Byline by M J Akbar: Sheikh of Options
You know a marriage has gone sour when one of the couple begins winking at the neighbour. The political wedlock between Rahul Gandhi and Omar Abdullah was the celebrity event of our times, a signature moment that harmonised the hopes of a new century with the promise of a generation free not only from the fuddy-duddy mindset of a Nehru-Sheikh ancestry, but also the overenthusiastic mistakes of the daddy partnership between Farooq Abdullah and Rajiv Gandhi.
It also aimed at being a sparky New India coalition that came into its own when Omar Abdullah used the 2008 debate on the Indo-US nuclear deal to offer a soliloquy on why he was an Indian first, with everything else in the queue of identities coming only after this primary assertion. This speech was the ideological bedrock of Delhi’s trust, and when Omar was sent to Srinagar in 2009, it was as if Rahul Gandhi was sending not just another Chief Minister but a virtual national anthem.
When the history of ironies is written it will be a thick book. Neither Omar nor Rahul knew in the glorious summer of 2009 what anyone with even marginal memory could have told them: the path of good intentions is not only strewn with stones but has innumerable by-lanes that wind their way to Islamabad. The world has changed since the 1989-1993 intifada, which is why the gun has given way to the slingshot, but the purpose is the same, provocation, and a message to the world that while there might be a government in Srinagar it is not in power in Kashmir.
The syndrome suffered from additional confusion, born out of the simulated halo dangling behind the Rahul-Omar partnership. These young men were in politics, obviously, but they were not quite the kind of grubby politician who had one hand in the till and the other dabbling in compromise. The phenomenon is not particularly original. The favourite weapon of every generation is a broom with which to sweep the past away. But the past is much more than a collection of mistakes. It is also a repository of lessons. However, Delhi was gulled by the “non-political” image it had generated out of a PR machine. It could not believe that Omar would descend from high ground towards the sub-text of Kashmiri nationalism.

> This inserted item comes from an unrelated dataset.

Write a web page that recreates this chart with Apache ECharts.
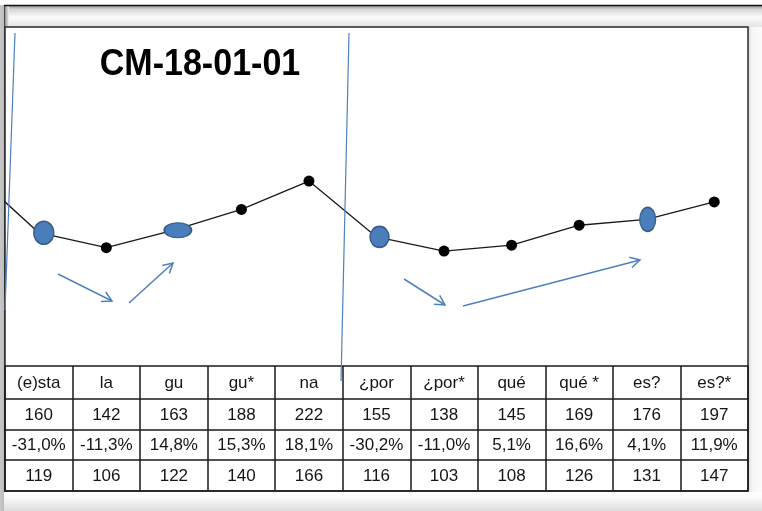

Omar Abdullah was “above” politics as long as it suited him to waft on that lofty level. A politician does what is necessary to stay in power. Omar needed Congress to become CM; he had neither a majority on his own, nor even the boost of single-largest party in the Assembly. He succeeded purely because Congress was fashioning a new-gen success-story template that could be transported onto the national scene when needed. When that image exploded, a silent but obvious countdown began in Delhi. Threat perception invoked the political instinct in Omar. When a politician sees power slipping away he begins to prepare the conditions for a return. Power is the aphrodisiac. If Delhi cannot provide it, someone else will mix the potent powder. Loyalty to India got Omar an internship in Atal Behari Vajpayee’s ministry and barely 18 months of comfort under Rahul Gandhi’s protection. Time to move on.
The Great Indian Hope remembered, therefore, that Kashmir only acceded to India but did not merge with it; he did not add that this was thanks to Dr Karan Singh’s father Maharaja Hari Singh, who, unlike other princely states, insisted on Article 370 before signing the document of accession, because independence has been co-opted into a Kashmiri Muslim agenda rather than a Kashmiri cause.
This makes Omar Abdullah an accessory to India rather than a citizen. An accessory’s loyalty cannot be taken for granted, and so if there is a bit of adultery in an open marriage, why kick up a fuss? The Abdullahs like keeping a door open to Delhi and an ear open to Islamabad. They have to survive, you see, just in case you asked.
Peace is rarely an accident. Omar Abdullah negotiated a temporary settlement with the head of Jamaat-e-Islami, the openly pro-Pakistan Syed Ali Shah Geelani. Geelani welcomed the price of purchase after Omar made his “accession-not-merger” speech in the Assembly.
The discovery of Omar Abdullah as a Sheikh of Options is interesting. Far more intriguing will be the rediscovery of his mentor in Congress. Fudge won’t work. Omar was not writing a treatise, he was delivering a political speech fully conscious of its repercussions. So far the Congress left led by Digvijay Singh has knee-jerked towards Omar; its spokesmen bought time; and Rahul Gandhi preferred his usual way out of a dilemma, silence. At some point silence becomes consent. This is not the only problem. Farooq Abdullah is in the Union Cabinet. Does father share son’s views? If yes, what are the consequences?
Omar might have gained a little temporary space in Kashmir; he has lost many times that in the rest of India. It is not an intelligent trade-off for a man still at the beginning of his political career.